- Date: July 4–10 (men) July 11–17 (women)
- Edition: 13th (men) / 10th (women)
- Surface: Grass / outdoor
- Location: Newport, Rhode Island, US
- Venue: International Tennis Hall of Fame

Champions

Men's singles
- Wally Masur

Women's singles
- Lori McNeil

Men's doubles
- Kelly Jones / Peter Lundgren

Women's doubles
- Rosalyn Fairbank / Barbara Potter
| Hall of Fame Tennis Championships |
| Virginia Slims of Newport |

= 1988 Hall of Fame Tennis Championships and the Virginia Slims of Newport =

The 1988 Hall of Fame Tennis Championships and the 1988 Virginia Slims of Newport were tennis tournaments played on grass courts at the International Tennis Hall of Fame in Newport, Rhode Island, in the United States that were part of the 1988 Nabisco Grand Prix and of the Category 3 tier of the 1988 WTA Tour. The men's tournament was held from July 4 through July 10, 1988, while the women's tournament was held from July 11 through July 17, 1988. Wally Masur and Lori McNeil won the singles title.

==Finals==

===Men's singles===

AUS Wally Masur defeated AUS Brad Drewett 6–2, 6–1
- It was Masur's 1st title of the year and the 9th of his career.

===Women's singles===

USA Lori McNeil defeated USA Barbara Potter 6–4, 4–6, 6–3
- It was McNeil's 6th title of the year and the 16th of her career.

===Men's doubles===

USA Kelly Jones / SWE Peter Lundgren defeated USA Scott Davis / USA Dan Goldie 6–3, 7–6
- It was Jones' only title of the year and the 2nd of his career.

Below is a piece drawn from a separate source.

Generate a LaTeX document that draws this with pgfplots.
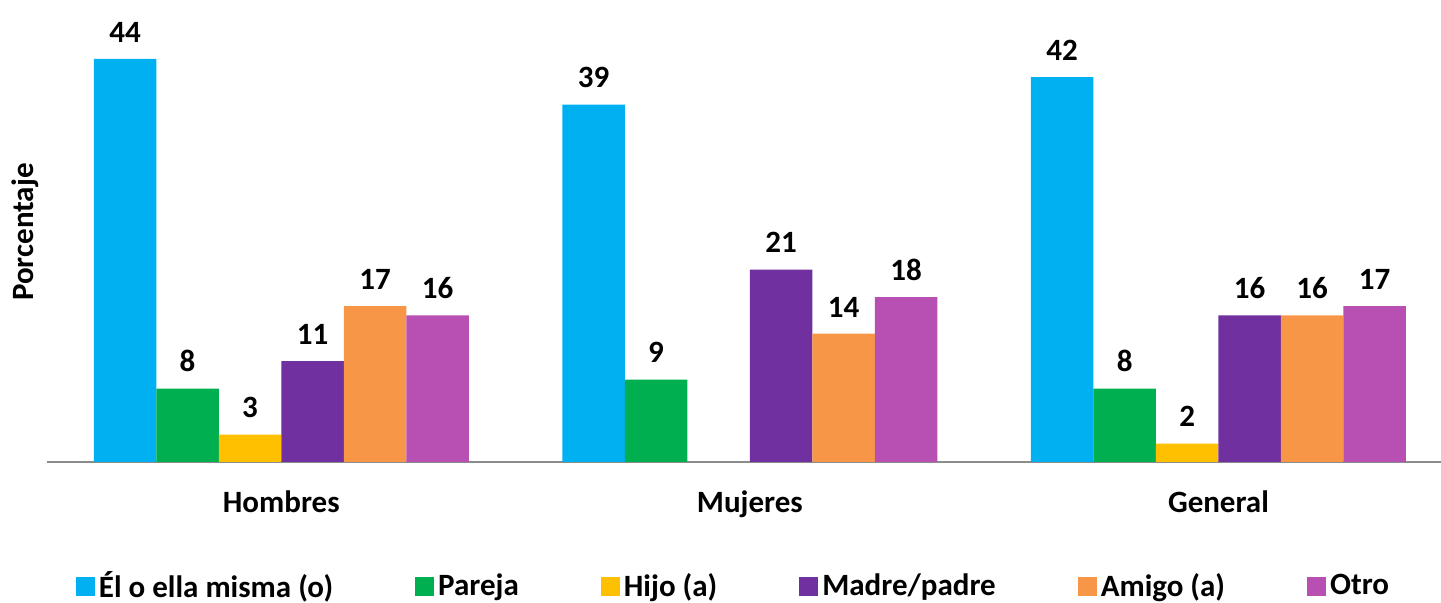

It was Lundgren's only title of the year and the 5th of his career.

===Women's doubles===

 Rosalyn Fairbank / USA Barbara Potter defeated USA Gigi Fernández / USA Lori McNeil 6–4, 6–3
- It was Fairbank's 1st title of the year and the 16th of her career. It was Potter's 1st title of the year and the 22nd of her career.